Regular readers know of my concerns about how Represent.Us is trying to both sell its campaign finance reform plan as “anti-corruption” and confusion over whether the group means old style corruption or Lessig’s “dependence corruption” (which I see as a a kind of equality argument–though Larry doesn’t).

Today Larry posted this piece in the Daily Beast, which includes the following:

Represent.US is an activist organization fighting corruption in Washington. It has created (with the help of Trevor Potter, a Republican, and former Chairman of the FEC, Jack Abramoff,  a Republican and former lobbyist, and me, a former Republican, with the word “former” strongly emphasized) the American Anti-Corruption Act, perhaps the most ambitious reform proposal to address the “corruption” in Washington in a hundred years.

But what is the “corruption” that the AA Act means to reform? Though at times, Represent.US has followed the McCain line—attacking the system of corruption that has evolved within DC—in its most recent work, the group has become positively McConnell-esque—except that unlike McConnell, Represent.US actually believes there is widespread corruption in the quid pro quo sense, while McConnell (and I for that matter) believe there is not.

Congressman Jim Himes (D-CT) is Represent.US’s latest target. This former Goldman Sachs partner has frustrated many progressives by working hard to deregulate Wall Street. In a completely tasteless online ad sponsored by Represent.US, a fake lobbyist approaches Himes at an event carrying a bag full of cash. He opens his conversation by thanking Himes for “taking the lead” on the Wall Street deregulation bills. Himes responds that “Well, I don’t hear that often.” But then the fake lobbyist “accidentally” spills wads of cash onto the floor.

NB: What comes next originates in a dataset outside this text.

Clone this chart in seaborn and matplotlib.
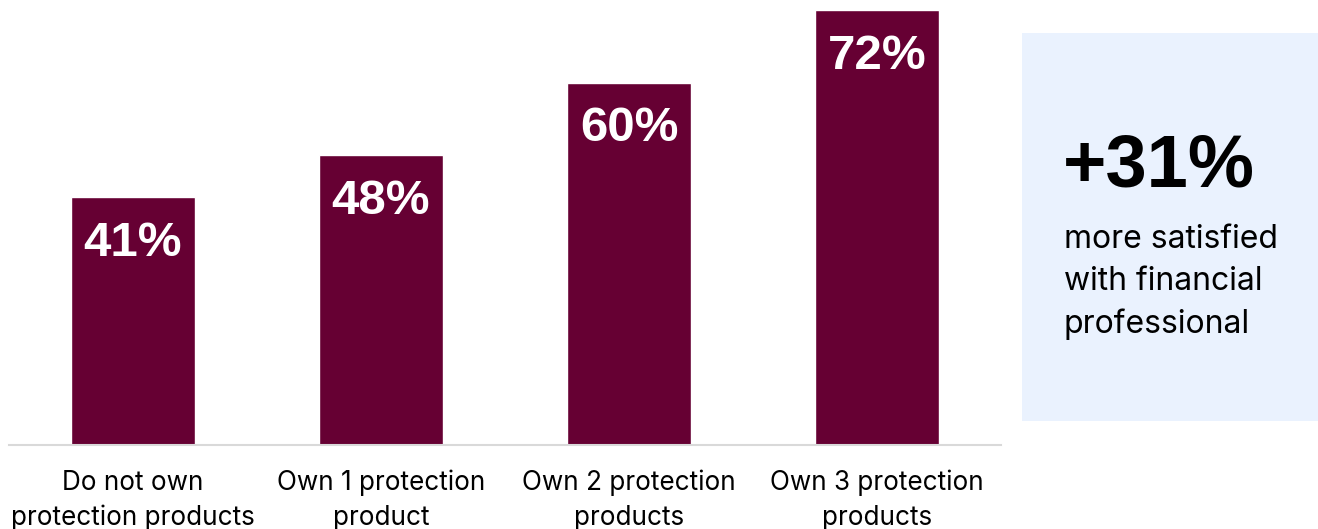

Himes, appropriately enough, walks away from the fake lobbyist without saying a word. Security quickly escorts the fake lobbyist out of the event.

This ad is wrong, because its conception of corruption is wrong. Jim Himes is not “corrupt” in the sense that McConnell means. He works within a corrupt system, in the sense that McCain tried to explain. Within that system, members must fund their campaigns in ways that certainly destroys the integrity of the system. But this isn’t the cash-for-favors culture of the Gilded Age. The “system,” as McCain had explained, certainly destroys the “integrity” of Congress. Quoting Webster’s, McCain rightly argues that “corruption” means “the impairment of integrity, virtue or moral principle.” But you don’t need to allege quid pro quo bribery to prove that the “integrity” of Congress has been impaired. What you need are a pair of eyes, or a paycheck that doesn’t depend upon the survival of the existing system.

Now unclear to me: is McCainian “institutional corruption” the same as “dependence corruption”/equality or is it something else entirely?